|Company Name:||The Clorox Company|
|Event Title:||Deutsche Bank dbAccess 10th Annual Global Consumer Conference Transcript|
|Event Time:||05:15 AM ET|
Alright it's great pleasure to welcome Clorox back to our --conference -- kindly come I think for -- gosh the conference started. So thank you Clorox. So without any further ado I'd like to introduce the Chairman and CEO of Clorox, Don Knauss.
Donald R. Knauss
Chairman and Chief Executive Officer
Thank you Bill. Good morning everyone. I've got three topics that I want to cover with you this morning and Steve and I will take you through this but before that obviously I want to make you aware of the Safe Harbor statement. We try to make it one of the more exciting in CPG so you can please refer to it at your leisure but the three topics messages I'd like to go through with you this morning is with you this morning I just give you a little bit of a report card on the Centennial strategy that we embarked on about 5.5 year ago. We think it has been a particularly successful strategy, we will show you the results of that. The metrics that we have measures that against.
And I want give you a preview of the 2020 strategy that we are going to unveil basically in October. We are holding our Analyst Meeting out in California in October at our new R&D facility if you have a chance to make that out you can actually spend the weekend in Napa or Sonoma after that, we try to make that entertaining for folks.
And then talking about the long term investment case of this business. For those of you who are familiar with the company it is a pretty eclectic portfolio, the real congruency in these brands is the fact that all of these brands now whether they are in the cleaning division, the household division, the lifestyle division or certainly international go through the same basic customers so the supply chain is really the congruency here of these businesses, what Clorox does very well I believe is build brands regardless of whether it's Hidden Valley Ranch or Burt's Bees or Brita water filter.
It's all about building brands and we think we do that quite well. Above 90% of our brands are number one or number two in our space. So we think that gives us some insulation against competition. The centennial strategy very quickly, the mission of this company is very simple, we make everyday life better everyday and so people interact with our brands our consumers interact with our brands from the time they get up in the morning till the time they go to bed at night.
So we're all about that everyday mission if you will. Two objectives and I think the one that differentiates us from most CPG companies is we're focused on driving economic profit. We did a lot of work looking at correlations between stock price appreciation, total shareholder returns when we did the centennial strategy and the thing that's jumped out of this is the strongest correlation between stock price appreciation overtime with EVA as growth and economic value added or economic profits.
So that's why we focused this company and how we pay people is on economic profit both for their annual incentive as well as their long-term incentive. And the second thing as I said we are good at building brands and this company has really been focused on one objective over the decades and that is building big share brands and mid sized categories so trying to stay out of the categories where the larger multinational might focus for example detergents have focused on smaller categories like bleach or charcoal or water filtration or natural personal care.

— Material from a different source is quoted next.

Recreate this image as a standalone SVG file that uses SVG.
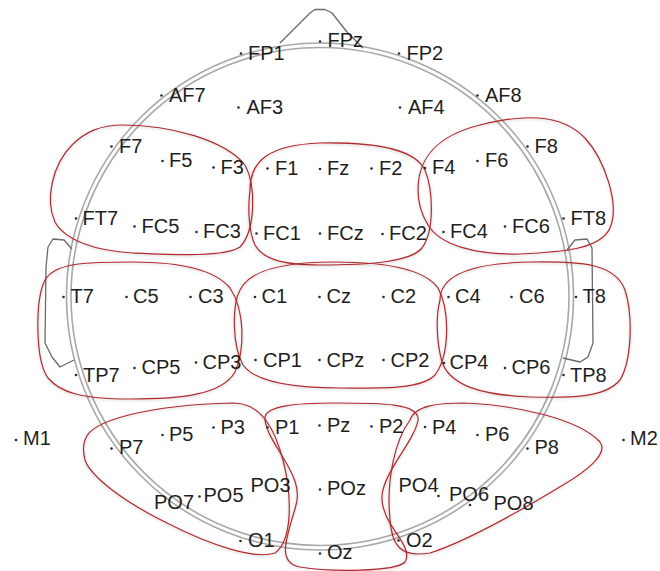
<svg xmlns="http://www.w3.org/2000/svg" width="660" height="571" viewBox="0 0 660 571">
<style>
.t{font-family:"Liberation Sans",Arial,sans-serif;font-size:20px;fill:#1e1e1e}
.d{fill:#2a2a2a}
.head{fill:none;stroke:#a8a8a8;stroke-width:1.6}
.ear{fill:none;stroke:#6a6a6a;stroke-width:1.3;stroke-linejoin:round}
.reg{fill:none;stroke:#b02a2e;stroke-width:1.2;filter:url(#sh)}
</style>
<defs>
<filter id="sh" x="-10%" y="-10%" width="120%" height="120%">
<feDropShadow dx="0" dy="1" stdDeviation="1.6" flood-color="#000" flood-opacity="0.22"/>
</filter>
</defs>
<rect width="660" height="571" fill="#fff"/>
<g id="head">
<circle class="head" cx="320" cy="296.5" r="249"/>
<circle class="head" cx="320" cy="296.5" r="253.5"/>
<path class="ear" d="M280,43 L310,13 L315,9.5 L325,9.5 L332,13 L347,32 L363,48"/>
<path class="ear" d="M72,249 L64,240 L53,239 L48,247 L46,267 L45,343 L52,357 L60,367 L74,360"/>
<path class="ear" d="M567,250 L575,240 L587,239 L592,248 L593,343 L588,357 L580,362 L563,358"/>
</g>
<g id="regions">
<path id="r-lf" class="reg" d="M123,125 C170,125 225,140 245,165 C256,185 256,230 240,247 C225,257 180,255 133,253 C95,251 65,240 55,222 C45,200 52,165 72,145 C85,132 100,125 123,125 Z"/>
<path id="r-cf" class="reg" d="M250,190 C250,160 270,145 320,143 C380,142 415,150 425,170 C433,190 435,230 422,248 C410,262 370,265 320,265 C280,265 262,258 255,245 C248,230 248,205 250,190 Z"/>
<path id="r-rf" class="reg" d="M418,190 C418,155 440,135 480,125 C520,115 560,112 585,138 C605,160 620,205 610,228 C600,250 560,252 520,254 C475,255 440,245 428,225 C420,212 418,200 418,190 Z"/>
<path id="r-lc" class="reg" d="M45,280 C55,262 90,262 133,262 C180,262 215,270 230,288 C245,310 245,350 235,372 C222,395 180,399 130,399 C80,399 60,392 48,378 C35,360 35,300 45,280 Z"/>
<path id="r-cc" class="reg" d="M240,290 C250,268 290,262 335,262 C390,262 425,270 438,288 C450,310 450,355 435,375 C420,390 380,388 340,388 C290,388 255,382 243,365 C232,345 232,305 240,290 Z"/>
<path id="r-rc" class="reg" d="M440,300 C440,272 480,263 530,262 C580,261 615,263 625,290 C633,315 632,360 620,380 C605,398 570,398 530,397 C480,395 450,385 442,362 C436,340 436,315 440,300 Z"/>
<path id="r-lp" class="reg" d="M85,440 C90,420 150,405 233,403 C262,403 275,430 283,460 C292,495 293,540 275,553 C255,560 210,545 167,523 C120,500 90,475 85,460 C83,452 83,445 85,440 Z"/>
<path id="r-cp" class="reg" d="M265,420 C262,405 300,403 335,403 C380,403 420,403 418,420 C415,440 385,470 382,495 C380,525 415,545 405,562 C395,572 330,572 300,567 C275,562 288,535 296,505 C305,475 268,445 265,420 Z"/>
<path id="r-rp" class="reg" d="M410,420 C415,405 440,403 463,403 C520,405 580,420 600,442 C610,455 580,475 563,485 C530,505 470,540 430,553 C400,558 392,545 390,520 C386,480 395,440 410,420 Z"/>
</g>
<g id="electrodes">
<g id="FP1"><circle class="d" cx="241" cy="53.5" r="1.3"/><text class="t" x="248" y="60">FP1</text></g>
<g id="FPz"><circle class="d" cx="320" cy="41.5" r="1.3"/><text class="t" x="327.5" y="47">FPz</text></g>
<g id="FP2"><circle class="d" cx="399" cy="53.5" r="1.3"/><text class="t" x="406.5" y="60">FP2</text></g>
<g id="AF7"><circle class="d" cx="161.5" cy="95.5" r="1.3"/><text class="t" x="169" y="101.5">AF7</text></g>
<g id="AF3"><circle class="d" cx="238.5" cy="107.5" r="1.3"/><text class="t" x="246.5" y="114">AF3</text></g>
<g id="AF4"><circle class="d" cx="400" cy="107.5" r="1.3"/><text class="t" x="408" y="114">AF4</text></g>
<g id="AF8"><circle class="d" cx="477.5" cy="95.5" r="1.3"/><text class="t" x="485" y="101.5">AF8</text></g>
<g id="F7"><circle class="d" cx="111.5" cy="146.5" r="1.3"/><text class="t" x="119" y="153">F7</text></g>
<g id="F5"><circle class="d" cx="162.5" cy="161" r="1.3"/><text class="t" x="169" y="167">F5</text></g>
<g id="F3"><circle class="d" cx="213.5" cy="167.5" r="1.3"/><text class="t" x="220.5" y="174">F3</text></g>
<g id="F1"><circle class="d" cx="267.5" cy="168.5" r="1.3"/><text class="t" x="275" y="175">F1</text></g>
<g id="Fz"><circle class="d" cx="320" cy="169" r="1.3"/><text class="t" x="327" y="175">Fz</text></g>
<g id="F2"><circle class="d" cx="371.5" cy="168.5" r="1.3"/><text class="t" x="379" y="174.5">F2</text></g>
<g id="F4"><circle class="d" cx="425" cy="168" r="1.3"/><text class="t" x="432" y="174">F4</text></g>
<g id="F6"><circle class="d" cx="477.5" cy="161" r="1.3"/><text class="t" x="485" y="167">F6</text></g>
<g id="F8"><circle class="d" cx="527.5" cy="146.5" r="1.3"/><text class="t" x="534.5" y="153">F8</text></g>
<g id="FT7"><circle class="d" cx="76" cy="218.5" r="1.3"/><text class="t" x="82.5" y="225">FT7</text></g>
<g id="FC5"><circle class="d" cx="134.5" cy="226.5" r="1.3"/><text class="t" x="141.5" y="233">FC5</text></g>
<g id="FC3"><circle class="d" cx="196.5" cy="232" r="1.3"/><text class="t" x="203" y="238">FC3</text></g>
<g id="FC1"><circle class="d" cx="256.5" cy="233.5" r="1.3"/><text class="t" x="263" y="240">FC1</text></g>
<g id="FCz"><circle class="d" cx="320" cy="233.5" r="1.3"/><text class="t" x="327" y="240">FCz</text></g>
<g id="FC2"><circle class="d" cx="382.5" cy="234" r="1.3"/><text class="t" x="389" y="240">FC2</text></g>
<g id="FC4"><circle class="d" cx="443.5" cy="232" r="1.3"/><text class="t" x="450" y="238">FC4</text></g>
<g id="FC6"><circle class="d" cx="505" cy="226.5" r="1.3"/><text class="t" x="512" y="233">FC6</text></g>
<g id="FT8"><circle class="d" cx="563.5" cy="218.5" r="1.3"/><text class="t" x="570.5" y="225">FT8</text></g>
<g id="T7"><circle class="d" cx="63.5" cy="297" r="1.3"/><text class="t" x="70.5" y="303">T7</text></g>
<g id="C5"><circle class="d" cx="126.5" cy="297" r="1.3"/><text class="t" x="133" y="303">C5</text></g>
<g id="C3"><circle class="d" cx="190.5" cy="297" r="1.3"/><text class="t" x="198" y="303">C3</text></g>
<g id="C1"><circle class="d" cx="255" cy="297" r="1.3"/><text class="t" x="261.5" y="303">C1</text></g>
<g id="Cz"><circle class="d" cx="319.5" cy="297" r="1.3"/><text class="t" x="326.5" y="303">Cz</text></g>
<g id="C2"><circle class="d" cx="383.5" cy="297" r="1.3"/><text class="t" x="390.5" y="303">C2</text></g>
<g id="C4"><circle class="d" cx="448.5" cy="297" r="1.3"/><text class="t" x="455" y="303">C4</text></g>
<g id="C6"><circle class="d" cx="511.5" cy="297" r="1.3"/><text class="t" x="519" y="303">C6</text></g>
<g id="T8"><circle class="d" cx="576" cy="297" r="1.3"/><text class="t" x="582.5" y="303">T8</text></g>
<g id="TP7"><circle class="d" cx="76" cy="375" r="1.3"/><text class="t" x="83" y="381.5">TP7</text></g>
<g id="CP5"><circle class="d" cx="134.5" cy="368" r="1.3"/><text class="t" x="141.5" y="374">CP5</text></g>
<g id="CP3"><circle class="d" cx="196" cy="362.5" r="1.3"/><text class="t" x="202.5" y="368.5">CP3</text></g>
<g id="CP1"><circle class="d" cx="255.5" cy="360" r="1.3"/><text class="t" x="263" y="366.5">CP1</text></g>
<g id="CPz"><circle class="d" cx="319.5" cy="360" r="1.3"/><text class="t" x="326.5" y="366.5">CPz</text></g>
<g id="CP2"><circle class="d" cx="383.5" cy="360" r="1.3"/><text class="t" x="390.5" y="366.5">CP2</text></g>
<g id="CP4"><circle class="d" cx="444" cy="363" r="1.3"/><text class="t" x="449.5" y="368.5">CP4</text></g>
<g id="CP6"><circle class="d" cx="505" cy="368" r="1.3"/><text class="t" x="511.5" y="374">CP6</text></g>
<g id="TP8"><circle class="d" cx="563.5" cy="375" r="1.3"/><text class="t" x="570" y="381.5">TP8</text></g>
<g id="M1"><circle class="d" cx="16" cy="440" r="1.3"/><text class="t" x="23" y="445">M1</text></g>
<g id="P7"><circle class="d" cx="111.5" cy="448.5" r="1.3"/><text class="t" x="119" y="453.5">P7</text></g>
<g id="P5"><circle class="d" cx="162.5" cy="435" r="1.3"/><text class="t" x="169" y="441">P5</text></g>
<g id="P3"><circle class="d" cx="213.5" cy="427.5" r="1.3"/><text class="t" x="220.5" y="433.5">P3</text></g>
<g id="P1"><circle class="d" cx="267.5" cy="427.5" r="1.3"/><text class="t" x="275" y="433.5">P1</text></g>
<g id="Pz"><circle class="d" cx="319.5" cy="425.5" r="1.3"/><text class="t" x="327" y="432">Pz</text></g>
<g id="P2"><circle class="d" cx="371.5" cy="426.5" r="1.3"/><text class="t" x="379" y="432.5">P2</text></g>
<g id="P4"><circle class="d" cx="425" cy="427" r="1.3"/><text class="t" x="432" y="433.5">P4</text></g>
<g id="P6"><circle class="d" cx="477.5" cy="435" r="1.3"/><text class="t" x="485" y="441">P6</text></g>
<g id="P8"><circle class="d" cx="527.5" cy="448.5" r="1.3"/><text class="t" x="534.5" y="453.5">P8</text></g>
<g id="M2"><circle class="d" cx="623.5" cy="440" r="1.3"/><text class="t" x="630" y="444.5">M2</text></g>
<g id="PO7"><text class="t" x="154" y="508.5">PO7</text><circle class="d" cx="199.5" cy="496.5" r="1.3"/></g>
<g id="PO5"><text class="t" x="203.5" y="501.5">PO5</text></g>
<g id="PO3"><text class="t" x="250.5" y="491.5">PO3</text></g>
<g id="POz"><circle class="d" cx="320" cy="489.5" r="1.3"/><text class="t" x="327" y="495">POz</text></g>
<g id="PO4"><text class="t" x="398.5" y="491.5">PO4</text><circle class="d" cx="438.5" cy="496" r="1.3"/></g>
<g id="PO6"><text class="t" x="449" y="501">PO6</text><circle class="d" cx="470" cy="505" r="1.3"/></g>
<g id="PO8"><text class="t" x="493.5" y="510">PO8</text></g>
<g id="O1"><circle class="d" cx="240.5" cy="541" r="1.3"/><text class="t" x="248" y="546.5">O1</text></g>
<g id="Oz"><circle class="d" cx="320" cy="553.5" r="1.3"/><text class="t" x="327" y="558.5">Oz</text></g>
<g id="O2"><circle class="d" cx="398.5" cy="540.5" r="1.3"/><text class="t" x="406" y="546.5">O2</text></g>
</g>
</svg>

And then those four strategies I think those have been in place for five years, five and a half year starting with our people really focused on our demand building, our desire decide the light model that we use in brand building think about it is as pre-purchase point of purchase post purchase marketing, and then accelerating growth not only in our core but beyond the core and of course one of the hallmarks of this company is taking waste out of the business every year we have taken about 150 basis points of waste out every year for the last decade.
And I'll talk a little bit about the pipeline going forward. These were the four questions we asked ourselves developing the Centennial strategy and these same questions is what we are going through as we develop the 2020 strategy. But clearly what are the goals and aspirations.
One thing that kills companies is I think ambiguity about what they are trying to achieve and we wanted no ambiguity about what we were trying to achieve. And then the next three questions where to play? Where do we participate by category, by channel, by country? How do we win? What capabilities are we focused on? And then how do we configure the business? Who has accountability for the P&L?
So just to give you a little bit of a report card on goals and aspirations, it was all about maximizing economic profit across categories channels and countries and you can see the compounded growth rate of about 6% over the time frame. As I said the reason we picked economic profit, it was the most robust financial measure we could find, it was the only one we could find that had a P&L component which obviously is net earnings, it had a balance sheet component which was how much capital did you have to deploy to get those earnings and third; it had a capital market component what is the cost of that capital?
And we think that is the most robust metric in regardless of what business you're in, you've got to return above your cost of capital. Economic profit really drives the decision making in this company and really drives our choices. If you look at where to play, look at some of the things we've acquired or divested. Obviously we acquired Burt's Bees about 5.5 years ago, one that get into natural personal care divested the auto business, the Armor All - STP business. We didn't think it was consistent with the trends we were focusing on. Trends such as health and wellness and sustainability.